Glad to clear up the confusion. FYI, "fullscreen" is old DVD packaging term indicating that the version of the disc was some widescreen AR cropped to 4:3 (with "pan & scan" processing to keep all of the action on screen). Discs marked "widescreen" were presented in original AR with black bars above and below on 4:3 televisions. There are always people who prefer a cropped picture which fills their screen without black bars, even today with widescreens. Some films are shot "open matte" for just that purpose, with a 2.35:1 or 1.85:1 picture framed within the center of a 1.77:1 shot; when shown on television, there'll be stuff on the top and bottom which wasn't shown in theaters. Better that than a cropped version of the director's vision with parts of the original picture missing, which gets broadcast far too often on premium cable channels (or at least used to).
I was fairly certain that your television was a normal HDTV. Visio is a relatively new brand--were they even around in the age of 4:3 TVs?

I don't believe so.

So Michael I tested NetFlix app on my new 55st50 (decided to go plasma smile.gif ) vs the BDT-220 and to my surprise the TV app is faster eventhough the TV is through WiFi and the player is wired. Aside from a lip sync issue I thought the whole VIERA Connect platform was much more smoother on the TV than the player. Keep in mind this is only after having the TV for one day. More testing to come!

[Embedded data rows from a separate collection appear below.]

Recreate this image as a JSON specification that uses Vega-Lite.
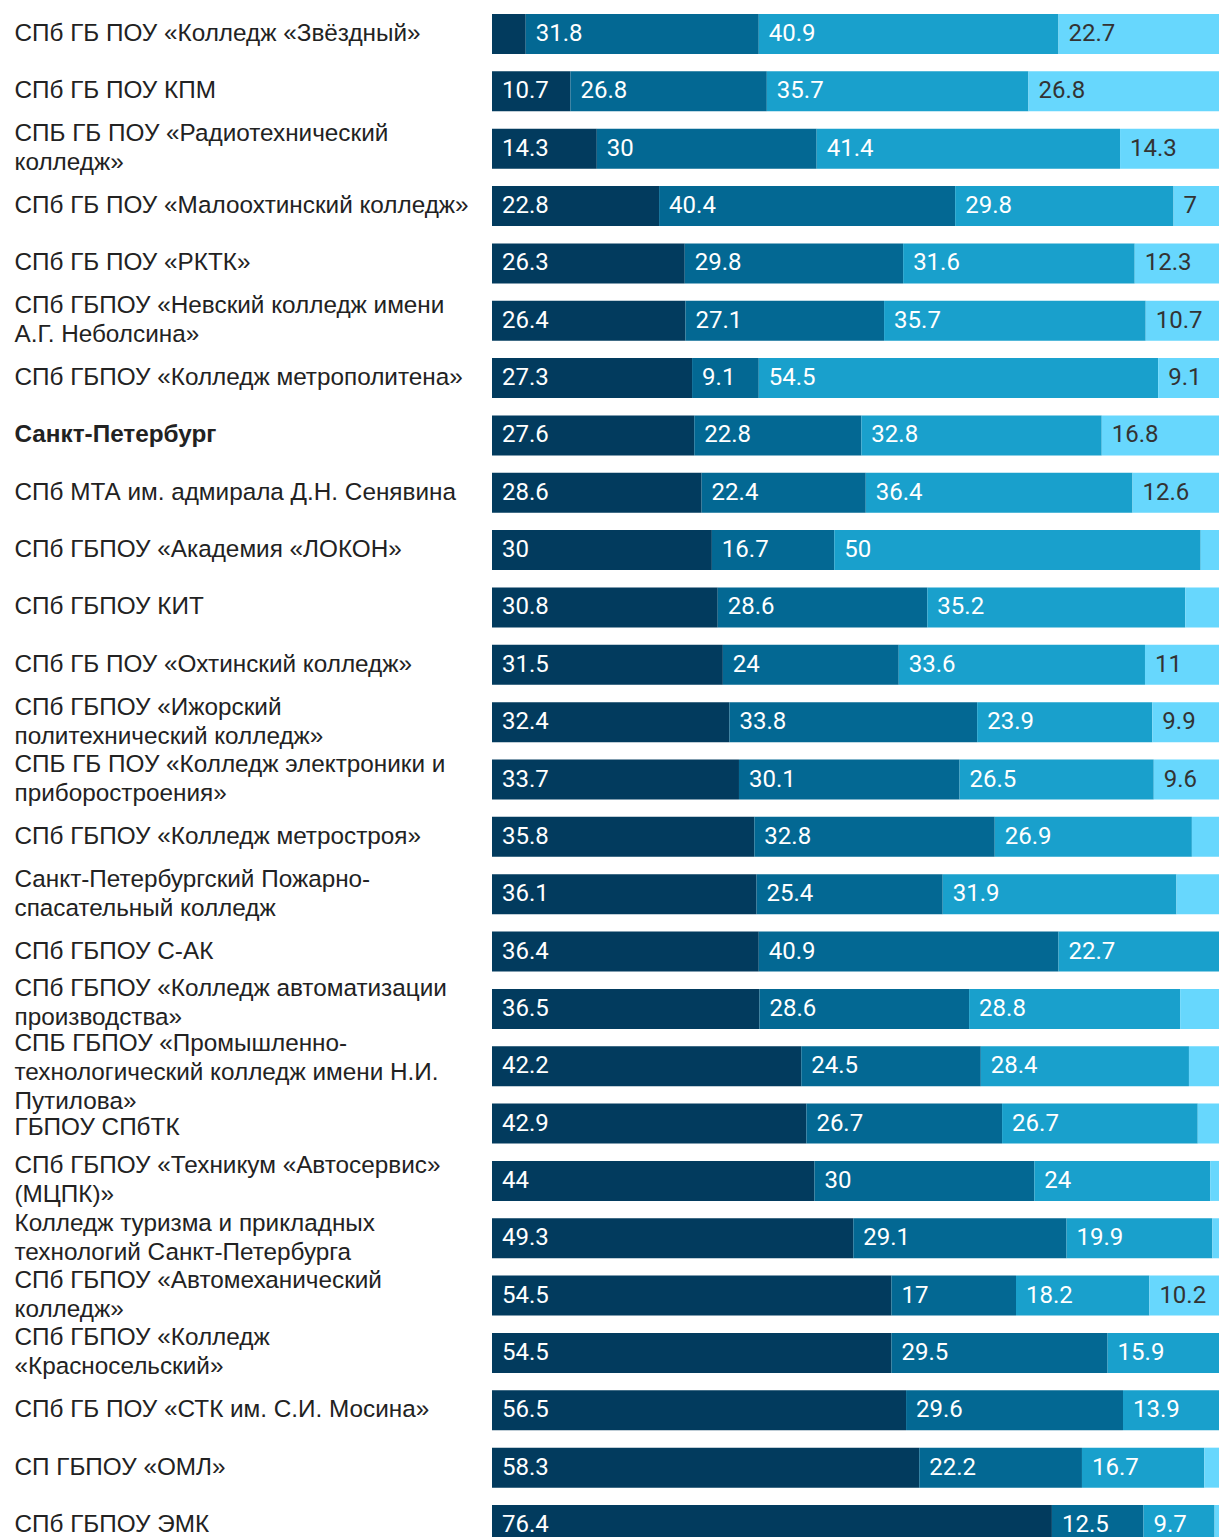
{
  "$schema": "https://vega.github.io/schema/vega-lite/v6.json",
  "autosize": {"type": "none"},
  "padding": {"left": 492, "top": 0, "right": 0, "bottom": 0},
  "width": 727,
  "height": 1537,
  "background": "white",
  "config": {"view": {"stroke": null}},
  "data": {"values": [
    {"name": "СПб ГБ ПОУ «Колледж «Звёздный»", "a": 4.6, "b": 31.8, "c": 40.9, "d": 22.7},
    {"name": "СПб ГБ ПОУ КПМ", "a": 10.7, "b": 26.8, "c": 35.7, "d": 26.8},
    {"name": "СПБ ГБ ПОУ «Радиотехнический|колледж»", "a": 14.3, "b": 30, "c": 41.4, "d": 14.3},
    {"name": "СПб ГБ ПОУ «Малоохтинский колледж»", "a": 22.8, "b": 40.4, "c": 29.8, "d": 7},
    {"name": "СПб ГБ ПОУ «РКТК»", "a": 26.3, "b": 29.8, "c": 31.6, "d": 12.3},
    {"name": "СПб ГБПОУ «Невский колледж имени|А.Г. Неболсина»", "a": 26.4, "b": 27.1, "c": 35.7, "d": 10.7},
    {"name": "СПб ГБПОУ «Колледж метрополитена»", "a": 27.3, "b": 9.1, "c": 54.5, "d": 9.1},
    {"name": "Санкт-Петербург", "a": 27.6, "b": 22.8, "c": 32.8, "d": 16.8},
    {"name": "СПб МТА им. адмирала Д.Н. Сенявина", "a": 28.6, "b": 22.4, "c": 36.4, "d": 12.6},
    {"name": "СПб ГБПОУ «Академия «ЛОКОН»", "a": 30, "b": 16.7, "c": 50, "d": 3.3},
    {"name": "СПб ГБПОУ КИТ", "a": 30.8, "b": 28.6, "c": 35.2, "d": 5.4},
    {"name": "СПб ГБ ПОУ «Охтинский колледж»", "a": 31.5, "b": 24, "c": 33.6, "d": 11},
    {"name": "СПб ГБПОУ «Ижорский|политехнический колледж»", "a": 32.4, "b": 33.8, "c": 23.9, "d": 9.9},
    {"name": "СПБ ГБ ПОУ «Колледж электроники и|приборостроения»", "a": 33.7, "b": 30.1, "c": 26.5, "d": 9.6},
    {"name": "СПб ГБПОУ «Колледж метростроя»", "a": 35.8, "b": 32.8, "c": 26.9, "d": 4.5},
    {"name": "Санкт-Петербургский Пожарно-|спасательный колледж", "a": 36.1, "b": 25.4, "c": 31.9, "d": 6.6},
    {"name": "СПб ГБПОУ С-АК", "a": 36.4, "b": 40.9, "c": 22.7, "d": 0},
    {"name": "СПб ГБПОУ «Колледж автоматизации|производства»", "a": 36.5, "b": 28.6, "c": 28.8, "d": 6.1},
    {"name": "СПБ ГБПОУ «Промышленно-|технологический колледж имени Н.И.|Путилова»", "a": 42.2, "b": 24.5, "c": 28.4, "d": 4.9},
    {"name": "ГБПОУ СПбТК", "a": 42.9, "b": 26.7, "c": 26.7, "d": 3.7},
    {"name": "СПб ГБПОУ «Техникум «Автосервис»|(МЦПК)»", "a": 44, "b": 30, "c": 24, "d": 2},
    {"name": "Колледж туризма и прикладных|технологий Санкт-Петербурга", "a": 49.3, "b": 29.1, "c": 19.9, "d": 1.7},
    {"name": "СПб ГБПОУ «Автомеханический|колледж»", "a": 54.5, "b": 17, "c": 18.2, "d": 10.2},
    {"name": "СПб ГБПОУ «Колледж|«Красносельский»", "a": 54.5, "b": 29.5, "c": 15.9, "d": 0.1},
    {"name": "СПб ГБ ПОУ «СТК им. С.И. Мосина»", "a": 56.5, "b": 29.6, "c": 13.9, "d": 0},
    {"name": "СП ГБПОУ «ОМЛ»", "a": 58.3, "b": 22.2, "c": 16.7, "d": 2.8},
    {"name": "СПб ГБПОУ ЭМК", "a": 76.4, "b": 12.5, "c": 9.7, "d": 1.4}
  ]},
  "transform": [
    {"fold": ["a", "b", "c", "d"], "as": ["key", "value"]}
  ],
  "encoding": {
    "y": {
      "field": "name", "type": "nominal", "sort": null,
      "scale": {"range": [0, 1559], "paddingInner": 0.3025, "paddingOuter": 0.244},
      "axis": {
        "title": null, "domain": false, "ticks": false, "grid": false,
        "labelAlign": "left", "labelBaseline": "middle", "labelPadding": 478,
        "labelFont": "Liberation Sans", "labelFontSize": 24.3, "labelColor": "#222222",
        "labelLimit": 480, "labelLineHeight": 29, "labelOverlap": false, "labelBound": false,
        "labelExpr": "split(datum.value, '|')",
        "labelOffset": {"condition": [
          {"test": "indexof(datum.value, 'Путилова') >= 0", "value": -22},
          {"test": "indexof(datum.value, 'автоматизации') >= 0", "value": -20},
          {"test": "datum.value === 'ГБПОУ СПбТК'", "value": 4},
          {"test": "length(split(datum.value, '|')) === 3", "value": -29},
          {"test": "length(split(datum.value, '|')) === 2", "value": -14.5}
        ], "value": 0},
        "labelFontWeight": {"condition": {"test": "datum.value === 'Санкт-Петербург'", "value": "bold"}, "value": "normal"}
      }
    }
  },
  "layer": [
    {
      "mark": {"type": "bar", "clip": true},
      "encoding": {
        "x": {"field": "value", "type": "quantitative", "stack": "zero", "scale": {"domain": [0, 99.2], "nice": false}, "axis": null},
        "order": {"field": "key"},
        "color": {"field": "key", "type": "nominal", "legend": null,
          "scale": {"domain": ["a", "b", "c", "d"], "range": ["#023b5e", "#036893", "#19a0cc", "#67d7fd"]}}
      }
    },
    {
      "transform": [
        {"window": [{"op": "sum", "field": "value", "as": "cum"}], "groupby": ["name"], "sort": [{"field": "key"}], "frame": [null, 0]},
        {"calculate": "datum.cum - datum.value", "as": "start"},
        {"filter": "datum.value >= 7"}
      ],
      "mark": {"type": "text", "align": "left", "baseline": "middle", "dx": 10, "font": "Roboto", "fontSize": 24, "clip": true},
      "encoding": {
        "x": {"field": "start", "type": "quantitative"},
        "text": {"field": "value", "type": "quantitative"},
        "color": {"condition": {"test": "datum.key === 'd'", "value": "#333333"}, "value": "#ffffff"}
      }
    }
  ]
}
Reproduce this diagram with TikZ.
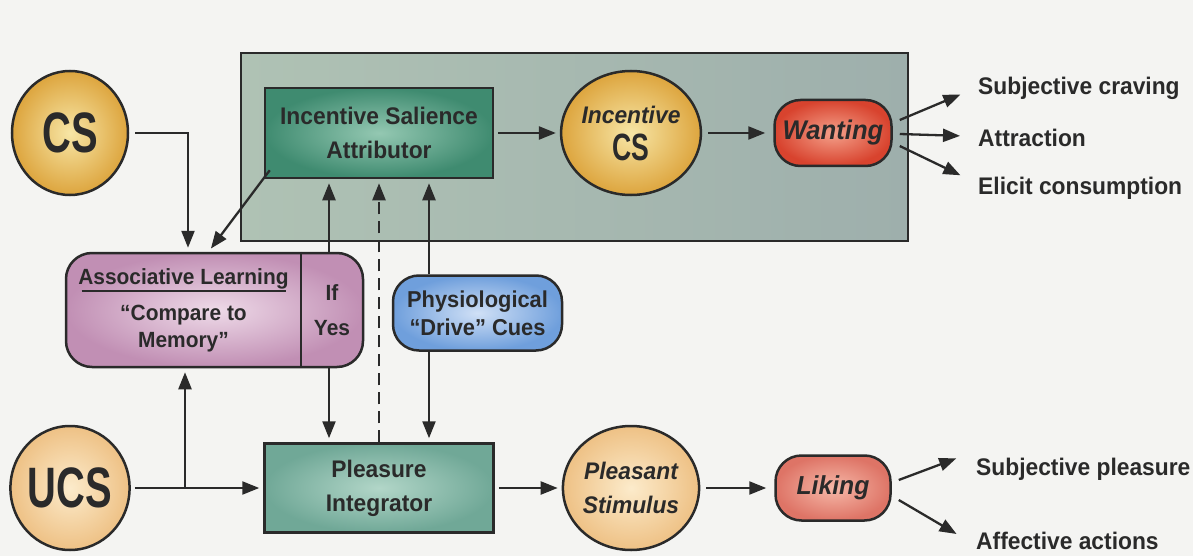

Edited by GatorRican - 11/29/12 at 7:54am
post #2639 of 4172
Thread Starter 
Anyone willing to post any changes they've made to their 3D settings? I'm not seeing the pop-out so much since getting the DMP-BDT500 but also got a new TV so it could be the TV? I seem to have been seeing a more 3D pop-out with my DMP-BDT300 than with this newer model but it may be that I only need to change the 3D settings?
post #2640 of 4172
Ok Guys, just received my new 220 today and have it all set up but for the life of me cannot get it to play any of my video files via my home network. I have a network drive that is accessible from all computers in the house. I also have a WD media player which plays all content from the network drive. I copied a video that wouldn't play via the network and put it on usb. I put the usb into the 220 and the video played without a problem. I have read many threads about problems with reading network videos but am still at a loss. Should I be sending this back?